### [DIRECTION]
Quote the listing below in full and exactly as written, but omit every picture.

### [GIVEN DATA]
☆ ☆ ☆ ☆ ☆
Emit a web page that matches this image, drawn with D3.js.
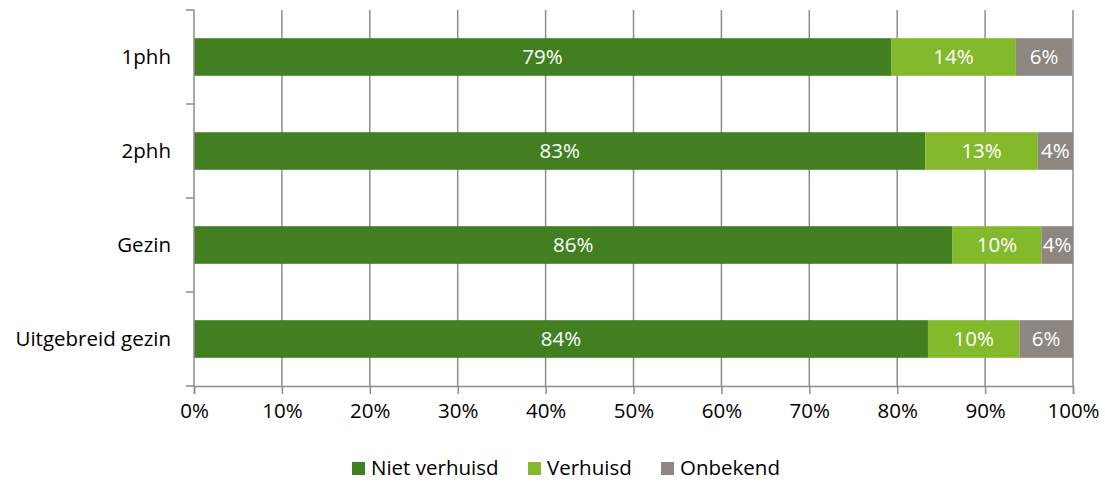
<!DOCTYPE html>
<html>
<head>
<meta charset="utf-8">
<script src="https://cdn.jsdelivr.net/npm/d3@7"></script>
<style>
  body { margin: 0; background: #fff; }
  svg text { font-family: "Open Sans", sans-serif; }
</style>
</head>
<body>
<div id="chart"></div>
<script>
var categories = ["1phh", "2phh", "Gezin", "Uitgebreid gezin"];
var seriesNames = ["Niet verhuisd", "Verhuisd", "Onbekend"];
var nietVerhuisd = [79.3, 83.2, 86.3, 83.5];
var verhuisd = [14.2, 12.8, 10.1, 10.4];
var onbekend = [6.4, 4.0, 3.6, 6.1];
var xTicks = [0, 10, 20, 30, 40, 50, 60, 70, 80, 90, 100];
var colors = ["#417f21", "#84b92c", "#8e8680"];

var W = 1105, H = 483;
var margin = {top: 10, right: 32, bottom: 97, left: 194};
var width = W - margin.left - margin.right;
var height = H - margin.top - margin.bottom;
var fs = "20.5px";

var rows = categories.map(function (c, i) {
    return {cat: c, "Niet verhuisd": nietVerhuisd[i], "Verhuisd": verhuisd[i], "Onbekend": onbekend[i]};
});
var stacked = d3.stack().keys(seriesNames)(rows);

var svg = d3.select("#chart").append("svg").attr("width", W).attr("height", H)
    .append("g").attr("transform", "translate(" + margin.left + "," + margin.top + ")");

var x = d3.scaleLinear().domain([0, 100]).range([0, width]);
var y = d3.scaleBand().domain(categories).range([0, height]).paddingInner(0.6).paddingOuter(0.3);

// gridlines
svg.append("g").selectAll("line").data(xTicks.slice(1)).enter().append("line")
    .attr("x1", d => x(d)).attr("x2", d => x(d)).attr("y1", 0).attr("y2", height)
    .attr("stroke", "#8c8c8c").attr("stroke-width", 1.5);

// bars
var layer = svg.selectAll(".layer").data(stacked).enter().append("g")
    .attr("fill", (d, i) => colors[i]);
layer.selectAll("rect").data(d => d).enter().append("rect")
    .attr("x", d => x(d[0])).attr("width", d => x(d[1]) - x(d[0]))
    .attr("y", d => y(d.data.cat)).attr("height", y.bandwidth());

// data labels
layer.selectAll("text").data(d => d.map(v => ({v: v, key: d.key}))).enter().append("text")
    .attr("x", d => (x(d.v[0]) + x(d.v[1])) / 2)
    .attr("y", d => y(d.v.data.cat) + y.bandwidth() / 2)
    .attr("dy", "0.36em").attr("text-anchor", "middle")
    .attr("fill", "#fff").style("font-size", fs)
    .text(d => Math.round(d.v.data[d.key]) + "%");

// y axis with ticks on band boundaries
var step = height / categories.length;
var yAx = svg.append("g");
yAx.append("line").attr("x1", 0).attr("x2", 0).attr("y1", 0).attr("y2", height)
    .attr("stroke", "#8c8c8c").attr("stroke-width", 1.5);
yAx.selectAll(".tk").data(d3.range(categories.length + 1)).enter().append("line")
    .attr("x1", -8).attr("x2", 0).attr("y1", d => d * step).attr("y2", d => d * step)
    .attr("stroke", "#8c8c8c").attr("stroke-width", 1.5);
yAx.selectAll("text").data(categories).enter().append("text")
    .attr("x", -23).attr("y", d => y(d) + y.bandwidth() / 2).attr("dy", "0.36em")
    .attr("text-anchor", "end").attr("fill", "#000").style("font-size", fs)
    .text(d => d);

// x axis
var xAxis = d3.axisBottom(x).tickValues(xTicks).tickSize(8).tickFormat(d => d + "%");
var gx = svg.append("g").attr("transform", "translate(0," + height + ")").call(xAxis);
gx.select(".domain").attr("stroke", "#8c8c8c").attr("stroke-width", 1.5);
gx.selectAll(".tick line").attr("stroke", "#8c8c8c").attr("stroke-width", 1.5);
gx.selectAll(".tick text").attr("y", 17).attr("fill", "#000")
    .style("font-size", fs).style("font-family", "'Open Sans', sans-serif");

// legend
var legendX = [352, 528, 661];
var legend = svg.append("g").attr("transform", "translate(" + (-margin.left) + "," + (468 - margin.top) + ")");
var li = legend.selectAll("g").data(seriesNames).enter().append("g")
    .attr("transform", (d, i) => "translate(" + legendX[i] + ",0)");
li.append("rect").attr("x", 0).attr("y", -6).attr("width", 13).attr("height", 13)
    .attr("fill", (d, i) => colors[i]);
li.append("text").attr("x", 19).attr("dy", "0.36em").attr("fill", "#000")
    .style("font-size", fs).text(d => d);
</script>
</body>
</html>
☆ ☆ ☆ ☆ ☆
### [EXERCISE RESULT]
Emit a web page that matches this image, drawn with D3.js.
<!DOCTYPE html>
<html>
<head>
<meta charset="utf-8">
<script src="https://cdn.jsdelivr.net/npm/d3@7"></script>
<style>
  body { margin: 0; background: #fff; }
  svg text { font-family: "Open Sans", sans-serif; }
</style>
</head>
<body>
<div id="chart"></div>
<script>
var categories = ["1phh", "2phh", "Gezin", "Uitgebreid gezin"];
var seriesNames = ["Niet verhuisd", "Verhuisd", "Onbekend"];
var nietVerhuisd = [79.3, 83.2, 86.3, 83.5];
var verhuisd = [14.2, 12.8, 10.1, 10.4];
var onbekend = [6.4, 4.0, 3.6, 6.1];
var xTicks = [0, 10, 20, 30, 40, 50, 60, 70, 80, 90, 100];
var colors = ["#417f21", "#84b92c", "#8e8680"];

var W = 1105, H = 483;
var margin = {top: 10, right: 32, bottom: 97, left: 194};
var width = W - margin.left - margin.right;
var height = H - margin.top - margin.bottom;
var fs = "20.5px";

var rows = categories.map(function (c, i) {
    return {cat: c, "Niet verhuisd": nietVerhuisd[i], "Verhuisd": verhuisd[i], "Onbekend": onbekend[i]};
});
var stacked = d3.stack().keys(seriesNames)(rows);

var svg = d3.select("#chart").append("svg").attr("width", W).attr("height", H)
    .append("g").attr("transform", "translate(" + margin.left + "," + margin.top + ")");

var x = d3.scaleLinear().domain([0, 100]).range([0, width]);
var y = d3.scaleBand().domain(categories).range([0, height]).paddingInner(0.6).paddingOuter(0.3);

// gridlines
svg.append("g").selectAll("line").data(xTicks.slice(1)).enter().append("line")
    .attr("x1", d => x(d)).attr("x2", d => x(d)).attr("y1", 0).attr("y2", height)
    .attr("stroke", "#8c8c8c").attr("stroke-width", 1.5);

// bars
var layer = svg.selectAll(".layer").data(stacked).enter().append("g")
    .attr("fill", (d, i) => colors[i]);
layer.selectAll("rect").data(d => d).enter().append("rect")
    .attr("x", d => x(d[0])).attr("width", d => x(d[1]) - x(d[0]))
    .attr("y", d => y(d.data.cat)).attr("height", y.bandwidth());

// data labels
layer.selectAll("text").data(d => d.map(v => ({v: v, key: d.key}))).enter().append("text")
    .attr("x", d => (x(d.v[0]) + x(d.v[1])) / 2)
    .attr("y", d => y(d.v.data.cat) + y.bandwidth() / 2)
    .attr("dy", "0.36em").attr("text-anchor", "middle")
    .attr("fill", "#fff").style("font-size", fs)
    .text(d => Math.round(d.v.data[d.key]) + "%");

// y axis with ticks on band boundaries
var step = height / categories.length;
var yAx = svg.append("g");
yAx.append("line").attr("x1", 0).attr("x2", 0).attr("y1", 0).attr("y2", height)
    .attr("stroke", "#8c8c8c").attr("stroke-width", 1.5);
yAx.selectAll(".tk").data(d3.range(categories.length + 1)).enter().append("line")
    .attr("x1", -8).attr("x2", 0).attr("y1", d => d * step).attr("y2", d => d * step)
    .attr("stroke", "#8c8c8c").attr("stroke-width", 1.5);
yAx.selectAll("text").data(categories).enter().append("text")
    .attr("x", -23).attr("y", d => y(d) + y.bandwidth() / 2).attr("dy", "0.36em")
    .attr("text-anchor", "end").attr("fill", "#000").style("font-size", fs)
    .text(d => d);

// x axis
var xAxis = d3.axisBottom(x).tickValues(xTicks).tickSize(8).tickFormat(d => d + "%");
var gx = svg.append("g").attr("transform", "translate(0," + height + ")").call(xAxis);
gx.select(".domain").attr("stroke", "#8c8c8c").attr("stroke-width", 1.5);
gx.selectAll(".tick line").attr("stroke", "#8c8c8c").attr("stroke-width", 1.5);
gx.selectAll(".tick text").attr("y", 17).attr("fill", "#000")
    .style("font-size", fs).style("font-family", "'Open Sans', sans-serif");

// legend
var legendX = [352, 528, 661];
var legend = svg.append("g").attr("transform", "translate(" + (-margin.left) + "," + (468 - margin.top) + ")");
var li = legend.selectAll("g").data(seriesNames).enter().append("g")
    .attr("transform", (d, i) => "translate(" + legendX[i] + ",0)");
li.append("rect").attr("x", 0).attr("y", -6).attr("width", 13).attr("height", 13)
    .attr("fill", (d, i) => colors[i]);
li.append("text").attr("x", 19).attr("dy", "0.36em").attr("fill", "#000")
    .style("font-size", fs).text(d => d);
</script>
</body>
</html>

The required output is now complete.